*Goal*: Without the pictures, return all of the material exactly as written.

*Data extract*:

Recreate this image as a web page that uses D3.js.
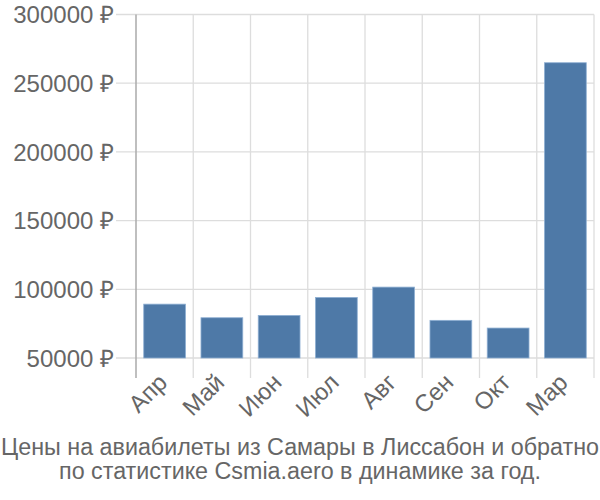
<!DOCTYPE html>
<html><head><meta charset="utf-8">
<script src="https://cdn.jsdelivr.net/npm/d3@7"></script>
<style>body{margin:0;background:#fff}svg{display:block}text{font-family:"Liberation Sans",Arial,sans-serif;fill:#666}</style>
</head><body>
<script>
const categories = ["Апр","Май","Июн","Июл","Авг","Сен","Окт","Мар"];
const values = [89200, 79300, 81000, 94100, 101600, 77400, 71800, 264900];
const yTicks = [50000, 100000, 150000, 200000, 250000, 300000];
const titleLines = ["Цены на авиабилеты из Самары в Лиссабон и обратно","по статистике Csmia.aero в динамике за год."];

const W=600,H=500, L=136, R=594, T=14.5, B=358;
const svg=d3.select("body").append("svg").attr("width",W).attr("height",H);
const x=d3.scaleBand().domain(categories).range([L,R]).paddingInner(0.27).paddingOuter(0.135);
const xg=d3.scaleBand().domain(categories).range([L,R]);
const y=d3.scaleLinear().domain([50000,300000]).range([B,T]);

// horizontal grid
svg.append("g").selectAll("line").data(yTicks).join("line")
 .attr("x1",L-20).attr("x2",R).attr("y1",d=>y(d)).attr("y2",d=>y(d))
 .attr("stroke","#ddd").attr("stroke-width",1.3);
// vertical grid
svg.append("g").selectAll("line").data(categories.slice(1).concat(["__end"])).join("line")
 .attr("x1",(d,i)=>i<categories.length-1?xg(d):R).attr("x2",(d,i)=>i<categories.length-1?xg(d):R)
 .attr("y1",T).attr("y2",B+20).attr("stroke","#ddd").attr("stroke-width",1.3);
// left axis
svg.append("line").attr("x1",L).attr("x2",L).attr("y1",T).attr("y2",B+20).attr("stroke","#aaa").attr("stroke-width",1.5);

// bars
svg.append("g").selectAll("rect").data(values).join("rect")
 .attr("x",(d,i)=>x(categories[i])).attr("width",x.bandwidth())
 .attr("y",d=>y(d)).attr("height",d=>B-y(d))
 .attr("fill","#4e79a7").attr("stroke","#8fb0d3").attr("stroke-width",0.8);

// y labels
svg.append("g").selectAll("text").data(yTicks).join("text")
 .attr("x",L-22).attr("y",d=>y(d)).attr("dy","0.36em").attr("text-anchor","end")
 .style("font-size","24px").text(d=>d+" ₽");

// x labels
svg.append("g").selectAll("text").data(categories).join("text")
 .attr("transform",d=>`translate(${xg(d)+xg.bandwidth()/2-2},${B+20}) rotate(-45)`)
 .attr("text-anchor","end").attr("dy","0.35em")
 .style("font-size","24px").text(d=>d);

// title
svg.append("g").selectAll("text").data(titleLines).join("text")
 .attr("x",300).attr("y",(d,i)=>455+i*24).attr("text-anchor","middle")
 .style("font-size","23.3px").text(d=>d);
</script>
</body></html>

*Written solution*:
Recreate this image as a web page that uses D3.js.
<!DOCTYPE html>
<html><head><meta charset="utf-8">
<script src="https://cdn.jsdelivr.net/npm/d3@7"></script>
<style>body{margin:0;background:#fff}svg{display:block}text{font-family:"Liberation Sans",Arial,sans-serif;fill:#666}</style>
</head><body>
<script>
const categories = ["Апр","Май","Июн","Июл","Авг","Сен","Окт","Мар"];
const values = [89200, 79300, 81000, 94100, 101600, 77400, 71800, 264900];
const yTicks = [50000, 100000, 150000, 200000, 250000, 300000];
const titleLines = ["Цены на авиабилеты из Самары в Лиссабон и обратно","по статистике Csmia.aero в динамике за год."];

const W=600,H=500, L=136, R=594, T=14.5, B=358;
const svg=d3.select("body").append("svg").attr("width",W).attr("height",H);
const x=d3.scaleBand().domain(categories).range([L,R]).paddingInner(0.27).paddingOuter(0.135);
const xg=d3.scaleBand().domain(categories).range([L,R]);
const y=d3.scaleLinear().domain([50000,300000]).range([B,T]);

// horizontal grid
svg.append("g").selectAll("line").data(yTicks).join("line")
 .attr("x1",L-20).attr("x2",R).attr("y1",d=>y(d)).attr("y2",d=>y(d))
 .attr("stroke","#ddd").attr("stroke-width",1.3);
// vertical grid
svg.append("g").selectAll("line").data(categories.slice(1).concat(["__end"])).join("line")
 .attr("x1",(d,i)=>i<categories.length-1?xg(d):R).attr("x2",(d,i)=>i<categories.length-1?xg(d):R)
 .attr("y1",T).attr("y2",B+20).attr("stroke","#ddd").attr("stroke-width",1.3);
// left axis
svg.append("line").attr("x1",L).attr("x2",L).attr("y1",T).attr("y2",B+20).attr("stroke","#aaa").attr("stroke-width",1.5);

// bars
svg.append("g").selectAll("rect").data(values).join("rect")
 .attr("x",(d,i)=>x(categories[i])).attr("width",x.bandwidth())
 .attr("y",d=>y(d)).attr("height",d=>B-y(d))
 .attr("fill","#4e79a7").attr("stroke","#8fb0d3").attr("stroke-width",0.8);

// y labels
svg.append("g").selectAll("text").data(yTicks).join("text")
 .attr("x",L-22).attr("y",d=>y(d)).attr("dy","0.36em").attr("text-anchor","end")
 .style("font-size","24px").text(d=>d+" ₽");

// x labels
svg.append("g").selectAll("text").data(categories).join("text")
 .attr("transform",d=>`translate(${xg(d)+xg.bandwidth()/2-2},${B+20}) rotate(-45)`)
 .attr("text-anchor","end").attr("dy","0.35em")
 .style("font-size","24px").text(d=>d);

// title
svg.append("g").selectAll("text").data(titleLines).join("text")
 .attr("x",300).attr("y",(d,i)=>455+i*24).attr("text-anchor","middle")
 .style("font-size","23.3px").text(d=>d);
</script>
</body></html>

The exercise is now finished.